Monday, August 18, 2008

Un-American Freddie Fannie Fury

Fannie Mae is a nickname for the Federal National Mortgage Association. It was created in 1938 following the Great Depression. Its twin, Freddie Mac ─ Federal Home Mortgage Corporation ─ was created in 1970 to further boost home ownership. Both firms have lost over 80 percent of their value as a result of the subprime crisis and are asking U.S. taxpayers and the government to bail them out. Ironically, Freddie and Fannie were the inventors of the mortgage-backed security, the principal cause of the housing bubble and its collapse. The two were complimented for years for their great invention. Now they are scrambling to survive and contain the economic subprime mortgage train wreck they unleashed on an unsuspecting public.

The two “government sponsored enterprises” own or guarantee roughly half of America’s $12 trillion in outstanding mortgage debt. They have combined debts of $1.5 trillion, own or guarantee more than $5 trillion in mortgages and have contracts with other financial institutions worth $2 trillion more to hedge the risks behind those mortgages. Today they cannot raise a dime without government support because they are insolvent.
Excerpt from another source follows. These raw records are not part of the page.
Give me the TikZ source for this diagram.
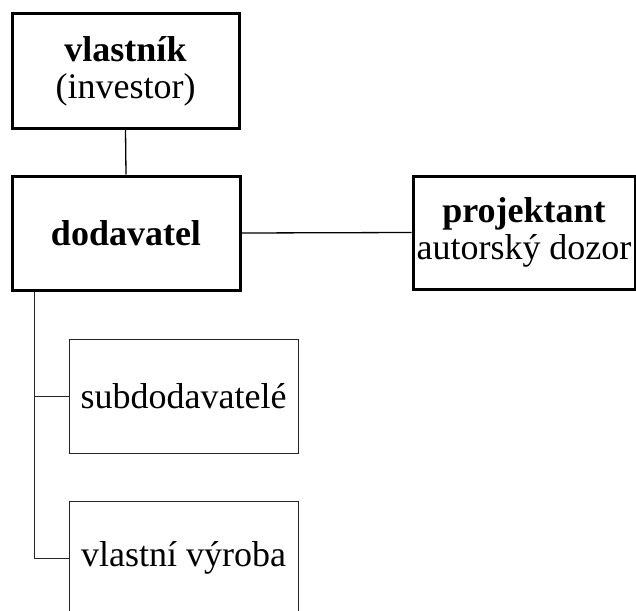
\documentclass[tikz,border=0pt]{standalone}
\usepackage{fontspec}
\setmainfont{Liberation Serif}
\begin{document}
\begin{tikzpicture}[x=1pt,y=-1pt,
  thickbox/.style={draw=black,line width=3pt,fill=white,inner sep=0pt,align=center,
    font=\fontsize{36}{37}\selectfont},
  thinbox/.style={draw=black!85,line width=0.9pt,fill=white,inner sep=0pt,align=center,
    font=\fontsize{36}{37}\selectfont},
  link/.style={draw=black,line width=1.3pt},
  branch/.style={draw=black!85,line width=1pt}]
\useasboundingbox (0,0) rectangle (636,610);
\clip (0,0) rectangle (636,610);
\node[thickbox,minimum width=227pt,minimum height=114pt] (own) at (125.5,71) {\textbf{vlastník}\\(investor)};
\node[thickbox,minimum width=228pt,minimum height=114pt] (sup) at (126,233) {\textbf{dodavatel}};
\node[thickbox,minimum width=222pt,minimum height=113pt] (proj) at (524,232.5) {\textbf{projektant}\\autorský dozor};
\node[thinbox,minimum width=229pt,minimum height=114pt] (sub) at (183.5,396) {subdodavatelé};
\node[thinbox,minimum width=229pt,minimum height=114pt] (own2) at (183.5,558) {vlastní výroba};
\coordinate (t) at ([xshift=23.5pt]sup.south west);
\draw[link] (own.south) -- (sup.north);
\draw[link] (sup.east) -- (proj.west);
\draw[branch] (t) |- (own2.west);
\draw[branch] (sub.west) -- (sub.west -| t);
\end{tikzpicture}
\end{document}
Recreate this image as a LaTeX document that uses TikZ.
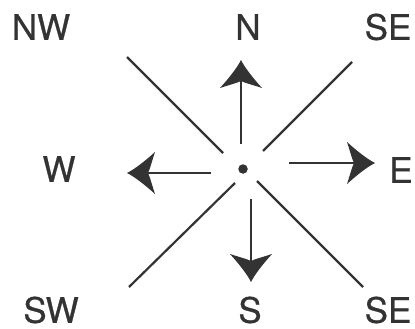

Both Freddie and Fannie were chartered by Congress to support the mortgage market, but they are owned by private shareholders. Investors have long believed that the government implicitly backs them. That allowed the two companies to borrow at favorable rates, benefiting shareholders and supporting the housing market, but putting taxpayer money at risk. They have used their unusual status and clout to create a regulation free zone around them.

They became highly leveraged behemoths on the implicit guarantee that the government would step in and rescue them if they ever got into trouble. This allowed them to borrow money more cheaply than their competitors, enabling them to make loans more cheaply. That secured more business and rewarded their shareholders, along with their handsomely compensated executives. It emboldened them to trade in highly risky investments. Freddie and Fannie have positioned and portrayed themselves as the political sacred cows of home ownership, thanks to an army of lobbyists, power brokers and political contributors who are shareholders. I agree with former Fed Chairman Alan Greenspan who recently criticized both Fs as fundamentally flawed institutions that privatize profits and socialize losses.
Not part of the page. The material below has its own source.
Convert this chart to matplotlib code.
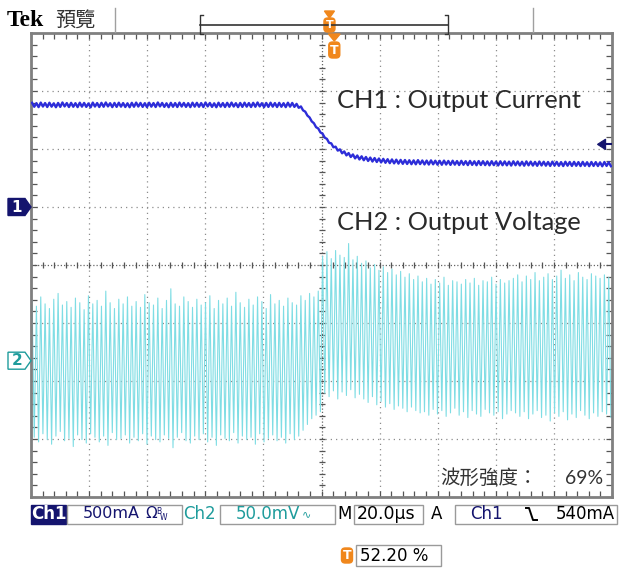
import numpy as np
import matplotlib
matplotlib.use("Agg")
import matplotlib.pyplot as plt
from matplotlib.patches import Rectangle, Polygon, FancyBboxPatch
from matplotlib.lines import Line2D
from matplotlib.ticker import MultipleLocator
from matplotlib.transforms import blended_transform_factory

# scope settings
ch1_scale_mA = 500
ch2_scale_mV = 50.0
time_per_div_us = 20.0
ch1_pos_div = 1.0
ch2_pos_div = -1.65
trig_level_mA = 540
trig_pos_pct = 52.20
ch1_ripple_mA = 34

# CH1 output current, one value per ripple cycle (mA)
ch1_level = [
    881, 878, 883, 879, 882, 877, 880, 884, 879, 881, 878, 882, 880, 876, 883, 879, 881, 884, 878, 880,
    882, 879, 877, 881, 883, 880, 878, 882, 879, 884, 880, 877, 881, 879, 883, 880, 878, 882, 881, 879,
    884, 880, 877, 882, 879, 881, 883, 878, 880, 882, 879, 881, 884, 878, 880, 882, 879, 881, 878, 882,
    880,
    872, 850, 805, 755, 705, 660, 615, 570, 532, 503, 480, 462, 448, 436, 427, 420, 414, 409, 405, 401,
    398, 395, 393, 391, 389,
    388, 386, 385, 387, 384, 383, 385, 382, 381, 383, 380, 382, 379, 381, 378, 380, 377, 379, 378, 376,
    378, 375, 377, 376, 374, 377, 375, 373, 376, 374, 372, 375, 373, 371, 374, 372, 370, 373, 371, 372,
    370, 372, 369, 371, 370, 368, 371, 369,
]

# CH2 output voltage ripple, peak and valley of each cycle (mV)
ch2_high = [
    52, 47, 55, 49, 45, 53, 58, 48, 51, 46, 54, 50, 44, 56, 49, 52, 47, 60, 50, 45,
    53, 49, 55, 47, 51, 46, 57, 50, 48, 54, 45, 52, 62, 49, 47, 55, 51, 46, 53, 48,
    50, 56, 45, 52, 49, 54, 47, 59, 50, 46, 53, 48, 55, 51, 45, 57, 49, 52, 47, 54,
    50, 48, 56, 52, 58, 55, 60,
    90, 94, 88, 95,
    91, 89, 101, 87, 90,
    84, 86, 80, 83, 78, 81, 76, 79, 74, 77, 72, 75, 70, 73,
    68, 71, 66, 70, 67, 72, 65, 69, 68, 66, 70, 67, 71, 65, 69, 68, 72, 66, 70, 67, 69,
    71, 74, 68, 73, 70, 76, 69, 72, 75, 70, 73, 78, 71, 74, 69, 76, 72, 70, 75, 73, 71, 74, 72,
]
ch2_low = [
    -66, -70, -63, -68, -72, -65, -61, -69, -67, -74, -64, -68, -71, -63, -66, -70, -65, -73, -62, -68,
    -67, -64, -71, -66, -69, -63, -72, -65, -68, -70, -64, -67, -75, -66, -62, -69, -71, -65, -68, -63,
    -70, -66, -73, -64, -67, -69, -62, -71, -65, -68, -66, -72, -63, -70, -67, -64, -69, -66, -71, -63,
    -68, -65, -60, -55, -50, -47, -44,
    -28, -31, -26, -33,
    -27, -30, -25, -32, -29,
    -33, -36, -31, -38, -35, -40, -37, -42, -39, -41, -44, -40, -43, -45,
    -44, -47, -42, -46, -43, -48, -45, -41, -47, -44, -49, -43, -46, -48, -42, -45, -47, -44, -50, -46, -43,
    -45, -48, -44, -50, -46, -43, -49, -47, -52, -45, -48, -44, -51, -46, -49, -43, -47, -50, -45, -48, -44, -46, -49,
]

W, H = 624, 569
NAVY = "#14146e"
CH1_COL = "#2d2dd8"
CH2_COL = "#7fdde4"
TEAL = "#1f9c9c"
ORANGE = "#f0871c"


def fx(x):
    return x / W


def fy(y):
    return 1 - y / H


fig = plt.figure(figsize=(W / 100, H / 100), dpi=100)
fig.patch.set_facecolor("white")
ax = fig.add_axes([fx(31), fy(497), 581 / W, 464 / H])
span_us = 10 * time_per_div_us
ax.set_xlim(0, span_us)
ax.set_ylim(-4, 4)

# graticule
for gx in np.arange(time_per_div_us, span_us, time_per_div_us):
    if abs(gx - span_us / 2) > 1e-6:
        ax.axvline(gx, color="#8c8c8c", lw=0.9, ls=(0, (1, 3.2)), zorder=1)
for gy in range(-3, 4):
    if gy != 0:
        ax.axhline(gy, color="#8c8c8c", lw=0.9, ls=(0, (1, 3.2)), zorder=1)
ax.axvline(span_us / 2, color="#666666", lw=0.9, ls=(0, (1, 1.6)), zorder=1)
ax.axhline(0, color="#666666", lw=0.9, ls=(0, (1, 1.6)), zorder=1)
xt = np.arange(0, span_us + 0.01, time_per_div_us / 5)
ax.plot(xt, np.zeros_like(xt), ls="", marker="|", ms=5, mew=0.9, color="#555555", zorder=1)
yt = np.arange(-4, 4.01, 0.2)
ax.plot(np.full_like(yt, span_us / 2), yt, ls="", marker="_", ms=5, mew=0.9, color="#555555", zorder=1)

ax.xaxis.set_major_locator(MultipleLocator(time_per_div_us))
ax.xaxis.set_minor_locator(MultipleLocator(time_per_div_us / 5))
ax.yaxis.set_major_locator(MultipleLocator(1))
ax.yaxis.set_minor_locator(MultipleLocator(0.2))
ax.tick_params(which="both", direction="in", top=True, right=True, length=4, width=0.9,
               color="#555555", labelbottom=False, labelleft=False)
for s in ax.spines.values():
    s.set_color("#808080")
    s.set_linewidth(2)

# CH2 trace
n2 = len(ch2_high)
dt2 = span_us / n2
t2 = np.empty(2 * n2)
t2[0::2] = np.arange(n2) * dt2 + dt2 * 0.25
t2[1::2] = np.arange(n2) * dt2 + dt2 * 0.75
v2 = np.empty(2 * n2)
v2[0::2] = ch2_high
v2[1::2] = ch2_low
ax.plot(t2, v2 / ch2_scale_mV + ch2_pos_div, color=CH2_COL, lw=0.8, zorder=2)

# CH1 trace
lvl = np.array(ch1_level, dtype=float)
n1 = len(lvl)
dt1 = span_us / n1
t1 = np.empty(2 * n1)
t1[0::2] = np.arange(n1) * dt1 + dt1 * 0.25
t1[1::2] = np.arange(n1) * dt1 + dt1 * 0.75
v1 = np.empty(2 * n1)
v1[0::2] = lvl + ch1_ripple_mA / 2
v1[1::2] = lvl - ch1_ripple_mA / 2
ax.plot(t1, v1 / ch1_scale_mA + ch1_pos_div, color=CH1_COL, lw=1.7, zorder=3)

# annotations inside the screen
fig.text(fx(337), fy(100), "CH1 : Output Current", fontsize=18.3, family="Lato",
         color="#2a2a2a", va="center", ha="left")
fig.text(fx(337), fy(222), "CH2 : Output Voltage", fontsize=18.3, family="Lato",
         color="#2a2a2a", va="center", ha="left")
fig.text(fx(440), fy(478), "波形強度：", fontsize=14,
         family=["Noto Sans CJK TC", "DejaVu Sans"], color="#333333", va="center", ha="left")
fig.text(fx(603), fy(478), "69%", fontsize=14, family="Lato",
         color="#333333", va="center", ha="right")

# channel ground markers (left)
bl = blended_transform_factory(fig.transFigure, ax.transData)
hh = 8.5 / 58
for pos, face, edge, txtc, lab in [(ch1_pos_div, NAVY, NAVY, "white", "1"),
                                   (ch2_pos_div, "white", TEAL, TEAL, "2")]:
    pts = [(fx(8), pos + hh), (fx(25), pos + hh), (fx(31), pos), (fx(25), pos - hh), (fx(8), pos - hh)]
    fig.add_artist(Polygon(pts, closed=True, transform=bl, facecolor=face, edgecolor=edge, lw=1))
    fig.text(fx(17), pos, lab, transform=bl, color=txtc, fontsize=11, weight="bold",
             ha="center", va="center")

# trigger level marker (right)
tl = trig_level_mA / ch1_scale_mA + ch1_pos_div
ax.add_patch(Polygon([(195.0, tl), (197.8, tl + 0.09), (197.8, tl - 0.09)], closed=True,
                     facecolor=NAVY, edgecolor=NAVY, lw=0.8, zorder=5, clip_on=False))
ax.plot([197.8, 199.8], [tl, tl], color=NAVY, lw=1.5, zorder=5)

# trigger position marker (top of screen)
tp = trig_pos_pct / 100 * span_us
bt = blended_transform_factory(ax.transData, fig.transFigure)
fig.add_artist(Polygon([(tp - 2.0, fy(34)), (tp + 2.0, fy(34)), (tp, fy(41))], closed=True,
                       transform=bt, facecolor=ORANGE, edgecolor=ORANGE))
x_tp = ax.transData.transform((tp, 0))[0] / fig.dpi / fig.get_figwidth() * W


def t_icon(xc, y0, y1, fs=9):
    fig.add_artist(FancyBboxPatch((fx(xc - 5.5), fy(y1)), 11 / W, (y1 - y0) / H,
                                  boxstyle="round,pad=0,rounding_size=0.006",
                                  transform=fig.transFigure, facecolor=ORANGE, edgecolor=ORANGE))
    fig.text(fx(xc), fy((y0 + y1) / 2), "T", color="white", fontsize=fs, weight="bold",
             ha="center", va="center")


t_icon(x_tp, 42, 58)

# top bar
fig.text(fx(7), fy(20), "Tek", fontsize=17, family="Liberation Serif", weight="bold",
         color="black", va="center", ha="left")
fig.text(fx(55), fy(20), "預覽", fontsize=14.5, family=["Noto Sans CJK TC", "DejaVu Sans"],
         color="#333333", va="center", ha="left")
for sx in (115, 533):
    fig.add_artist(Line2D([fx(sx), fx(sx)], [fy(8), fy(32)], color="#a0a0a0", lw=1))
rec_l, rec_r = 200, 448
fig.add_artist(Line2D([fx(rec_l), fx(rec_r)], [fy(25), fy(25)], color="#333333", lw=1.2))
fig.add_artist(Line2D([fx(rec_l + 3), fx(rec_l), fx(rec_l), fx(rec_l + 3)],
                      [fy(15), fy(15), fy(34), fy(34)], color="#333333", lw=1))
fig.add_artist(Line2D([fx(rec_r - 3), fx(rec_r), fx(rec_r), fx(rec_r - 3)],
                      [fy(15), fy(15), fy(34), fy(34)], color="#333333", lw=1))
rx = rec_l + trig_pos_pct / 100 * (rec_r - rec_l)
fig.add_artist(Polygon([(fx(rx - 5), fy(11)), (fx(rx + 5), fy(11)), (fx(rx), fy(18))],
                       closed=True, transform=fig.transFigure, facecolor=ORANGE, edgecolor=ORANGE))
t_icon(rx, 18, 32, fs=8)

# status bar
SB_Y = 514
FS = 12
fig.add_artist(Rectangle((fx(31), fy(524)), 35 / W, 19 / H, transform=fig.transFigure,
                         facecolor=NAVY, edgecolor=NAVY))
fig.text(fx(48.5), fy(SB_Y), "Ch1", color="white", fontsize=FS, weight="bold", ha="center", va="center")
for x0, x1 in [(67, 182), (220, 335), (354, 423), (455, 617)]:
    fig.add_artist(Rectangle((fx(x0), fy(524)), (x1 - x0) / W, 19 / H, transform=fig.transFigure,
                             facecolor="none", edgecolor="#9a9a9a", lw=1))
fig.text(fx(83), fy(SB_Y), "500mA", color=NAVY, fontsize=11.5, ha="left", va="center")
fig.text(fx(145), fy(SB_Y), "Ω", color=NAVY, fontsize=FS - 1, ha="left", va="center")
fig.text(fx(156), fy(511), "B", color=NAVY, fontsize=5.5, ha="left", va="center")
fig.text(fx(160), fy(517), "W", color=NAVY, fontsize=5.5, ha="left", va="center")
fig.text(fx(183), fy(SB_Y), "Ch2", color=TEAL, fontsize=FS, ha="left", va="center")
fig.text(fx(236), fy(SB_Y), "50.0mV", color=TEAL, fontsize=FS, ha="left", va="center")
fig.text(fx(302), fy(SB_Y), "∿", color=TEAL, fontsize=8, ha="left", va="center")
fig.text(fx(337), fy(SB_Y), "M", color="black", fontsize=FS, ha="left", va="center")
fig.text(fx(357), fy(SB_Y), "20.0µs", color="black", fontsize=FS + 0.5, ha="left", va="center")
fig.text(fx(431), fy(SB_Y), "A", color="black", fontsize=FS, ha="left", va="center")
fig.text(fx(470), fy(SB_Y), "Ch1", color=NAVY, fontsize=FS, ha="left", va="center")
fig.add_artist(Line2D([fx(526), fx(529), fx(533), fx(537)], [fy(508), fy(508), fy(520), fy(520)],
                      color="black", lw=1.4))
fig.text(fx(615), fy(SB_Y), "540mA", color="black", fontsize=FS, ha="right", va="center")

# trigger position readout
t_icon(347, 548, 563)
fig.add_artist(Rectangle((fx(356), fy(566)), 85 / W, 21 / H, transform=fig.transFigure,
                         facecolor="none", edgecolor="#9a9a9a", lw=1))
fig.text(fx(360), fy(556), "52.20 %", color="black", fontsize=FS, ha="left", va="center")

fig.savefig("out.png", dpi=100)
Both Fs made the list of Washington’s top 20 lobbying spenders the last decade. They spent a combined $170 million to cultivate political favors. At the same time, their executives have consistently led the mortgage-banking sector in campaign giving to members of Congress, contributing a combined $16.2 million since 1997. Their lobbyists have played or are playing roles in the presidential campaigns of both John McCain and Barack Obama.

To allow Congress to inject billions of U.S. taxpayer dollars to bail them out is a mistake. America has to get back to the Founding Fathers frontier nation cut throat laissez-faire capitalism that allows losers to die. They should be nationalized and owned by the taxpayers being asked to pay and bear the burden for both institutions greedy mistakes. Their fire sale to taxpayers is in order. The alternative, America becomes more indebted to foreign creditors at our grandchildren’s expense. It’s about time U.S taxpayers got a reward for their continued bailouts of incompetent self-serving bankers witnessed in the bailout of Chrysler in 1979, savings and loans in 1989 and more recently Bear Stearns.